On a également pu noter un sensible rapprochement du Japon avec la Chine suite à la rencontre entre Xi et Abe le 11 novembre. Tokyo est désormais éligible pour participer au Belt and Road Initiative, alors qu’il en était soigneusement exclu au début du projet. Si les deux pays gardent de nombreux contentieux, et que leur rivalité ne va pas disparaître, la rupture est loin d’être totale entre le pays du soleil levant et l’empire du milieu. Tokyo a également commencé sous Shinzo Abe un rapprochement avec la Russie, en particulier afin de trouver une solution pour les îles Kouriles. Ce petit conflit oublié envenime les relations entre les deux puissances. La Russie, principalement active sur les terrains d’Europe, du Moyen-Orient et d’Asie Centrale, commence un revirement sur l’Asie. Le conflit nord-coréen, mais également la puissance grandissante chinoise, sont deux motifs qui poussent Moscou à ne pas négliger son extrême orient. Le retour de la Russie et la politique autonome du Japon sont deux nouveautés diplomatiques en Asie-Pacifique.
Militarisation au nord-est
Si en mer de Chine méridionale, une résolution pacifique semble de plus en plus possible, la crise nord-coréenne oblige les puissances régionales à se remilitariser en Asie du nord-est. Rappelons que la Chine, la Russie, la Corée du Nord et les États-Unis qui ont des bases militaires à proximité sont des puissances nucléaires. Shinzo Abe milite activement pour réformer la Constitution du Japon, avec pour objectif de redonner au pays du soleil levant une force militaire, ce qui lui est interdit depuis la fin de la Seconde Guerre mondiale. Aujourd’hui, Tokyo dispose de forces d’autodéfense, mais pas d’une réelle armée. Les volontés nationalistes d’Abe, combinées à la menace nord-coréenne qui tire des missiles survolant l’archipel japonais, sont deux facteurs importants pour expliquer la possible révision constitutionnelle, qui devrait être soumise à un référendum en 2020. Toutefois, une remilitarisation du Japon ne se fera pas sans soulever des inquiétudes régionales, chinoises ou sud-coréennes, deux pays qui ont souffert de la colonisation japonaise durant la Seconde Guerre mondiale. Le gouvernement de Corée du Sud avait signé un accord en 2015 avec le Japon sur la question douloureuse des « femmes de réconfort ». Depuis, le gouvernement sud-coréen a changé et la nouvelle équipe au pouvoir a remis en cause l’accord avec Tokyo. Malgré les crises régionales, le Japon reste en partie isolée en Asie.
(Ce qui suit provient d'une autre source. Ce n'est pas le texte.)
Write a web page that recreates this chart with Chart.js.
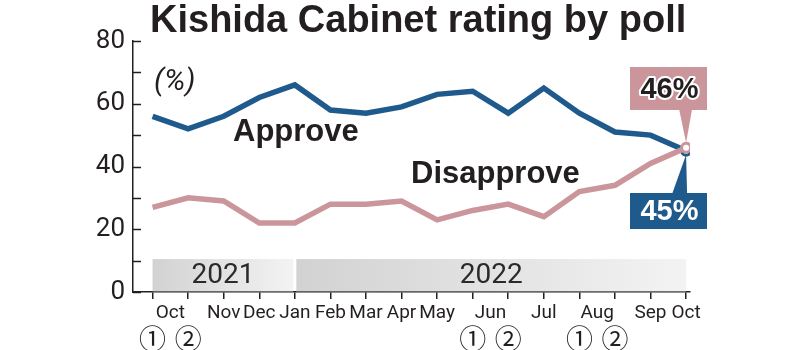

La Chine continue son ascension militaire, mais celle-ci soulève des inquiétudes chez d’autres pays, notamment en Russie. C’est dans ce contexte que l’on peut comprendre le rapprochement de Moscou avec Tokyo, mais aussi la construction d’infrastructures militaires dans la mer d’Okhotsk. En 1905, la Russie a perdu la guerre contre le Japon car elle ne pouvait acheminer ses troupes rapidement sur le front oriental. S’inquiétant d’une puissance chinoise montante, ayant pour objectif de se développer jusqu’en Arctique que Moscou considère comme sa chasse gardée, la Russie redéveloppe militairement son extrême orient, région où les migrations chinoises sont très importantes. Loin d’un couple russo-chinois uni, la méfiance mutuelle est toujours de mise entre les deux pays géants.